Era chico, y el barrio era otro. Conocía las cinco o seis cuadras imaginadas que uno tiene por eso, por el barrio propio: la mañana neblinosa, el andar de la mano, las caras conocidas, las incomprensibles. Mi tíos vivían a la vuelta de casa; mi abuela a 2 cuadras. Sabía, además, por charlas en casa, los nombres de algunos personajes y su vida secreta. Tuve la fortuna de que el mundo del que les hablo tuviera algunos árboles, casas bajas y luz natural.
La ciudad de Buenos Aires –parece– está condenada a perderse a sí misma, a modernizarse, tardíamente, de tanto en tanto. El subte, las autopistas, la bicisenda, el metrobús; ahora quizá los códigos urbanos que la han plagado de monoambientes. Las décadas de precariedad económica marcaron el ritmo más o menos pausado de nuestra modernización. No obstante, se trata de un destino irrevocable: uno que se ensaña especialmente con nuestros recuerdos. Esa es la gran tragedia que algunos géneros captaron bien: la modernidad es –como diría Marshall Berman– fundamentalmente destructiva y trágica.
Por eso, algunos hablan de Patrimonio inmaterial o cultural, uno que trasciende las viviendas, los techos o los adoquines. Es un patrimonio que resguarda un estilo de vida…
Pausa. No quiero prolongar un discurso lacrimógeno acá. Quiero hablar de una señora: porque ese barrio tuvo una. Y murió sin que yo supiera su nombre. Esa fue la señora de mi barrio.

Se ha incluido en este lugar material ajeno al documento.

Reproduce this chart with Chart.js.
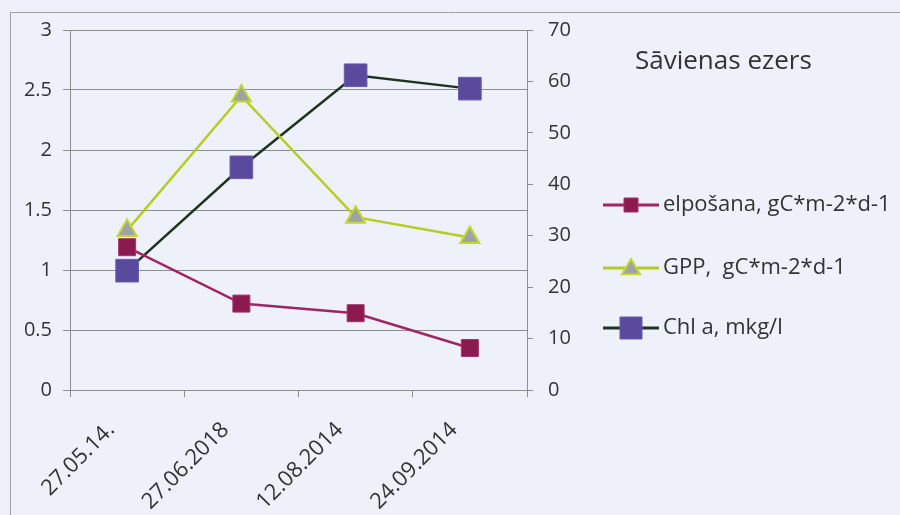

Tenía un cuerpo alargado, el pelo blanco y largo con una vincha negra característica. Era delgada e infatigable. Se dedicó toda la vida a ejercer –con una tenacidad que elevó a verdadero arte– el hinchar las pelotas. Puteaba a la gente que cruzaba mal la esquina, a quienes no respetaban los semáforos, a los obreros de las obras que se prolongaban demasiado. Apuraba, atosigando, a todo el mundo: no había evento que no mereciera un comentario o una objeción. A contramarcha de lo que parece, su paso por mi vida, distinto a muchas otras circunstancias e individuos aparentemente más cercanos a mí, jamás me resultó insignificante. Nunca se me pasó por alto que ella existía ni que tenía un papel en mi pequeña vida urbana. En la de todos, en verdad: afortunadamente, todos conocimos su puteada o su mirada castigadora.

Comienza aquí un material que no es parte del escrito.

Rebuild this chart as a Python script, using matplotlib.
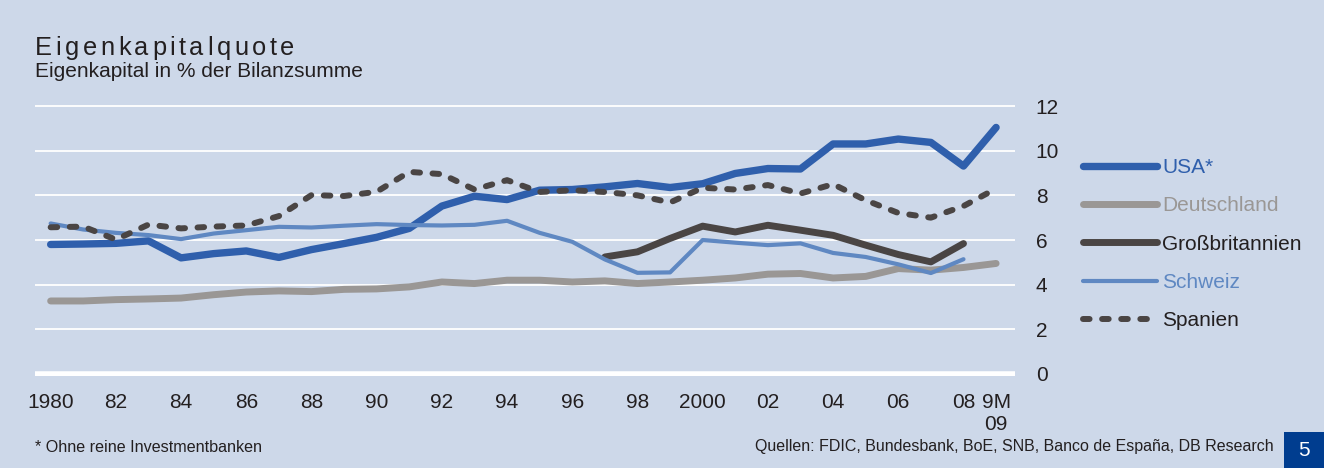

De esa fortuna quiero hablar.
Esta mañana comprobé que la vereda de mi casa –la del presente, Mayo del 24– continúa destruida; que ya se cumplen varios meses desde que comenzó la hecatombe. Una de esas muchas hazañas del sistema del régimen de partido dominante de CABA. Quieto y observando los escombros acudió un recuerdo. Pude decirme:
—Acá lo que hace falta es la vieja del barrio. Si estuviera para hinchar las bolas, esto hace rato no seguiría.
Pensé que hacía tiempo no la recordaba: se había instalado como una ola subterránea en el quieto furor de las postales viejas. Hacía falta ella para que el mundo marchara a un ritmo deseable. Ella, que ahora faltaba: para que la imperfección prevaleciera menos, para que el contratiempo se resolviera, para que la vida encontrara un cauce que hoy no encuentra. Pensé en la vieja. Cómo ese azar concreto pone ciertas figuras en nuestras vidas, ciertos eventos, algunos rincones.

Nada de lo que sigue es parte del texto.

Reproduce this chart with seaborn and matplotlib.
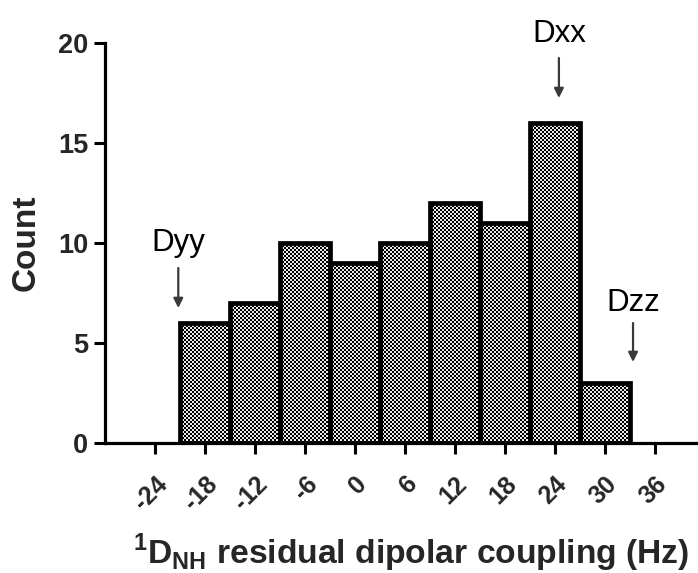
import numpy as np
import matplotlib
matplotlib.use("Agg")
import matplotlib.pyplot as plt
import seaborn as sns

# Histogram of 1D_NH residual dipolar couplings (bin centres in Hz, counts)
bin_centers = [-18, -12, -6, 0, 6, 12, 18, 24, 30]
counts = [6, 7, 10, 9, 10, 12, 11, 16, 3]
bin_width = 6

x_ticks = [-24, -18, -12, -6, 0, 6, 12, 18, 24, 30, 36]
y_ticks = [0, 5, 10, 15, 20]

# Principal tensor components: label, position (Hz), arrow tip, arrow tail, label baseline (count units)
tensor_labels = ["Dyy", "Dxx", "Dzz"]
tensor_x = [-21.2, 24.5, 33.4]
arrow_tip = [6.75, 17.25, 4.05]
arrow_tail = [8.75, 19.25, 6.0]
label_y = [9.6, 20.05, 6.6]

sns.set_theme(style="ticks")
plt.rcParams["font.family"] = ["Liberation Sans", "DejaVu Sans"]
plt.rcParams["mathtext.fontset"] = "custom"
plt.rcParams["mathtext.rm"] = "Liberation Sans:bold"
plt.rcParams["mathtext.bf"] = "Liberation Sans:bold"

fig = plt.figure(figsize=(6.98, 5.73), dpi=100)
ax = fig.add_axes([0.1504, 0.2269, 0.8496, 0.698])

x_min, x_max = -30, 41.2
y_min, y_max = 0, 20

sns.histplot(x=bin_centers, weights=counts, binwidth=bin_width,
             binrange=(min(bin_centers) - bin_width / 2, max(bin_centers) + bin_width / 2),
             ax=ax, color="white", edgecolor="black", linewidth=3.4, alpha=1)

ax.set_xlim(x_min, x_max)
ax.set_ylim(y_min, y_max)

# Checkerboard fill clipped to each bar
ax_w_px = 0.8496 * 698
ax_h_px = 0.698 * 573
cell_px = 2.0
for p in list(ax.patches):
    x0, w, h = p.get_x(), p.get_width(), p.get_height()
    ncols = max(1, int(round(w / (x_max - x_min) * ax_w_px / cell_px)))
    nrows = max(1, int(round(h / (y_max - y_min) * ax_h_px / cell_px)))
    ii, jj = np.indices((nrows, ncols))
    checker = ((ii + jj) % 2) * 0.92
    im = ax.imshow(checker, extent=(x0, x0 + w, 0, h), cmap="gray", vmin=0, vmax=1,
                   interpolation="nearest", aspect="auto", zorder=1)
    im.set_clip_path(p)
    p.set_facecolor("none")
    p.set_zorder(2)

ax.set_xlim(x_min, x_max)
ax.set_ylim(y_min, y_max)

# Tensor component markers
for lab, xv, tip, tail, ly in zip(tensor_labels, tensor_x, arrow_tip, arrow_tail, label_y):
    ax.annotate("", xy=(xv, tip), xytext=(xv, tail),
                arrowprops=dict(arrowstyle="-|>", color="#3a3a3a", lw=1.6,
                                mutation_scale=14, shrinkA=0, shrinkB=0),
                annotation_clip=False)
    ax.text(xv, ly, lab, ha="center", va="baseline", fontsize=22.5, color="black",
            clip_on=False)

# Axes styling
sns.despine(ax=ax)
for side in ("left", "bottom"):
    ax.spines[side].set_linewidth(2.3)
    ax.spines[side].set_color("black")

ax.set_xticks(x_ticks)
ax.set_xticklabels([str(v) for v in x_ticks], rotation=45, ha="right",
                   rotation_mode="anchor", fontsize=18, fontweight="bold")
ax.set_yticks(y_ticks)
ax.set_yticklabels([str(v) for v in y_ticks], fontsize=19.5, fontweight="bold")
ax.tick_params(axis="both", direction="out", length=8, width=2.2, color="black")
ax.tick_params(axis="x", pad=13)
ax.tick_params(axis="y", pad=4)

ax.set_ylabel("Count", fontsize=24, fontweight="bold", labelpad=12)
ax.set_xlabel(r"$^{1}$D$_{\mathrm{NH}}$ residual dipolar coupling (Hz)",
              fontsize=24.2, fontweight="bold", labelpad=12)
ax.xaxis.label.set_x(0.517)

fig.savefig("out.png", dpi=100)
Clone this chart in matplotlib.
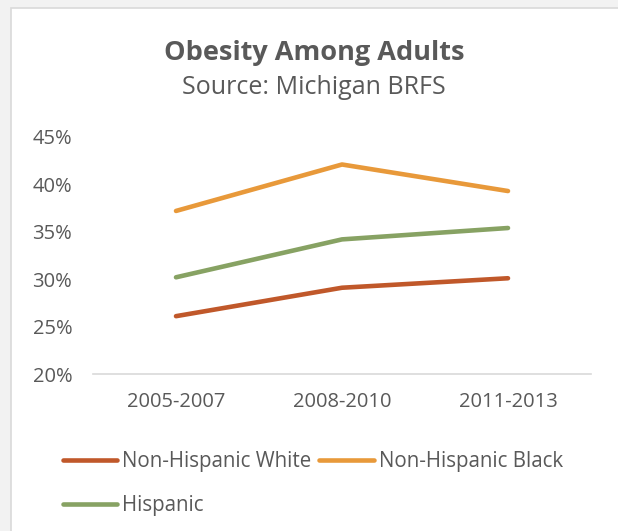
import matplotlib.pyplot as plt
from matplotlib.patches import Rectangle

# Данные
periods = ["2005-2007", "2008-2010", "2011-2013"]
white = [26.1, 29.1, 30.1]
black = [37.2, 42.1, 39.3]
hispanic = [30.2, 34.2, 35.4]

series_names = ["Non-Hispanic White", "Non-Hispanic Black", "Hispanic"]
colors = ["#C0582A", "#E8993A", "#87A263"]
text_color = "#595959"

plt.rcParams["font.family"] = ["Open Sans", "DejaVu Sans"]

W, H = 618, 531
fig = plt.figure(figsize=(W / 100, H / 100), dpi=100)
fig.patch.set_facecolor("#f2f2f2")

# Белая область диаграммы
bg = Rectangle((11 / W, -0.01), 1, 1 - 8 / H + 0.01, transform=fig.transFigure,
               facecolor="white", edgecolor="#d9d9d9", linewidth=1.2, zorder=-10)
fig.patches.append(bg)

ax = fig.add_axes([93 / W, 157 / H, 498 / W, 237 / H])
ax.set_facecolor("none")

x = range(len(periods))
lines = []
for vals, name, c in zip([white, black, hispanic], series_names, colors):
    ln, = ax.plot(x, vals, color=c, linewidth=3.3, solid_capstyle="round",
                  solid_joinstyle="round", label=name)
    lines.append(ln)

ax.set_xlim(-0.5, 2.5)
ax.set_ylim(20, 45)
ax.set_yticks([20, 25, 30, 35, 40, 45])
ax.set_yticklabels([f"{v}%" for v in [20, 25, 30, 35, 40, 45]])
ax.set_xticks(list(x))
ax.set_xticklabels(periods)
ax.tick_params(length=0, labelsize=14.5, colors=text_color)
ax.tick_params(axis="y", pad=15)
ax.tick_params(axis="x", pad=13)
for s in ["top", "right", "left"]:
    ax.spines[s].set_visible(False)
ax.spines["bottom"].set_color("#d9d9d9")
ax.spines["bottom"].set_linewidth(1.2)

fig.text(314 / W, 1 - 53 / H, "Obesity Among Adults", ha="center", va="center",
         fontsize=19.5, fontweight="bold", color=text_color)
fig.text(314 / W, 1 - 88 / H, "Source: Michigan BRFS", ha="center", va="center",
         fontsize=18, color=text_color)

# порядок по столбцам: White, Hispanic | Black
order = [0, 2, 1]
fig.legend([lines[i] for i in order], [series_names[i] for i in order],
           loc="upper left", bbox_to_anchor=(44 / W, 1 - 433 / H), ncol=2, frameon=False,
           fontsize=14.8, handlelength=2.65, handletextpad=0.24, columnspacing=0.39,
           labelspacing=1.1, labelcolor=text_color)

plt.savefig("out.png", dpi=100, facecolor=fig.get_facecolor())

Claro que la tuve por loca y supe boludearla. La vejez, a los ojos de un joven, es una cosa incomprensible, repleta de escenas de ridículas dificultades y raras intransigencias. La fidelidad a ciertas costumbres no es algo que se pueda comprender desde la fugacidad infantil: eso se aprende con el tiempo. Pero en ese brillo rápido con que se ve la vida también hay lugar enorme para el cariño y la franqueza. Claro que me reía de los desplantes gratuitos de la vieja, de su caripela descompuesta, del ceño marchito. Hoy sé, sin embargo, que la quise y que ese amor perdura.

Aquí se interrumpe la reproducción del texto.